BM'DE REFORM VURGUSU
Üye ülkelerin BM Şartına ve uluslararası hukukun genel kabul gören diğer ilkelerine bağlı olduğu, daha temsili, demokratik ve adil bir çok kutuplu dünya için BM'nin merkezi koordine edici rolünü tam anlamıyla yerine getirmesi gerektiğine inandığı vurgulanan bildiride, gelişmekte olan ülkelerin BM yönetim organlarında temsilini sağlamak ve örgütün günün siyasi ve ekonomik gerçekliklerine adapte olabilmesi için gerekli reformların yapılması istendi.
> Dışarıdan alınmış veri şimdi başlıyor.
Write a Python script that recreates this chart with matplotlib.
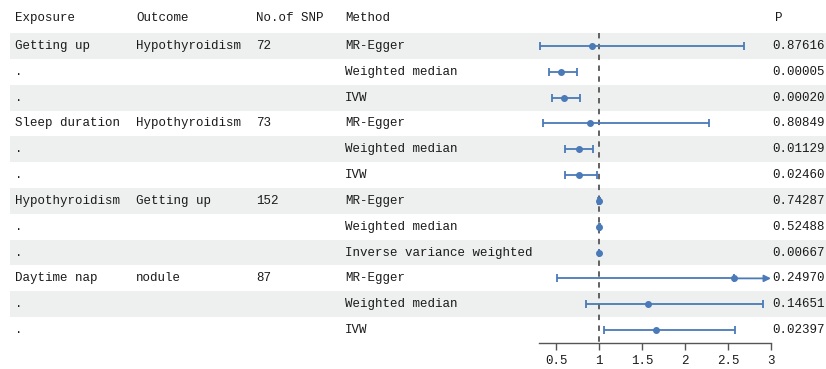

Liderler, İkinci Dünya Savaşı'nın bitişinin ve BM'nin kuruluşunun 80. yılı dolayısıyla ayrı bir ortak açıklama da yayınladı.
ŞANGHAY RUHUNA BAĞLILIK
Bildiride üye ülkeler, halkların kendi siyasi, ekonomik ve sosyal kalkınma güzergahını bağımsız olarak belirlemesi hakkını savunduklarını, egemenliğe, bağımsızlığa, toprak bütünlüğüne, eşitliğe saygı, karşılıklı faydaya, iç işlerine karışmama, güç kullanmama ve güç kullanma tehdidinde bulunmama ilkelerinin uluslararası ilişkilerin istikrarlı gelişiminin temeli olduğunun altını çizdi.
Üye ülkelerin ŞİÖ şartının ilke ve amaçlarına, karşılıklı saygı, karşılıklı fayda, eşitlik, istişare, medeniyetlerin farklılıklarına saygı ve ortak kalkınma arayışına dayalı "Şanghay ruhuna" bağlı kalacaklarına değinilen bildiride, uluslararası ve bölgesel kriz konularının kolektif ve cepheleşmeye dayalı şekilde çözülmeye çalışılmasına karşı olunduğu ifade edildi.
Bildiride, Avrasya kıtasında eşit ve bölünmez bir güvenlik mimarisinin oluşumu için ŞİÖ çerçevesindeki işbirliğinin önemi vurgulandı ve bu bağlamda Belarus'un öncülüğünde formüle edilen 21. Yüzyılda Çeşitlilik ve Çok Kutupluluk İçin Avrasya Şartı'nın önemine işaret edildi.
Üye ülkeler bildiride, insan haklarının evrenselliği, bölünmezliği ve birbirine bağlılığının, insan haklarına ve temel özgürlüklere saygının önemini yinelerken, insan hakları sorunlarında çifte standartların benimsenmesine ve insan haklarının koruma bahanesiyle ülkelerin iç işlerine karışılmasına karşı olduklarını kaydetti.
Üye ülkeler, ayrıca ŞİÖ'nün bölgede barış, istikrar, kalkınma ve refahı sağlayacak şekilde inşasını daha fazla geliştirmek üzere "ŞİÖ 10 Yıllık Gelişim Stratejisi" adını verdikleri bir belgeyi kabul etti.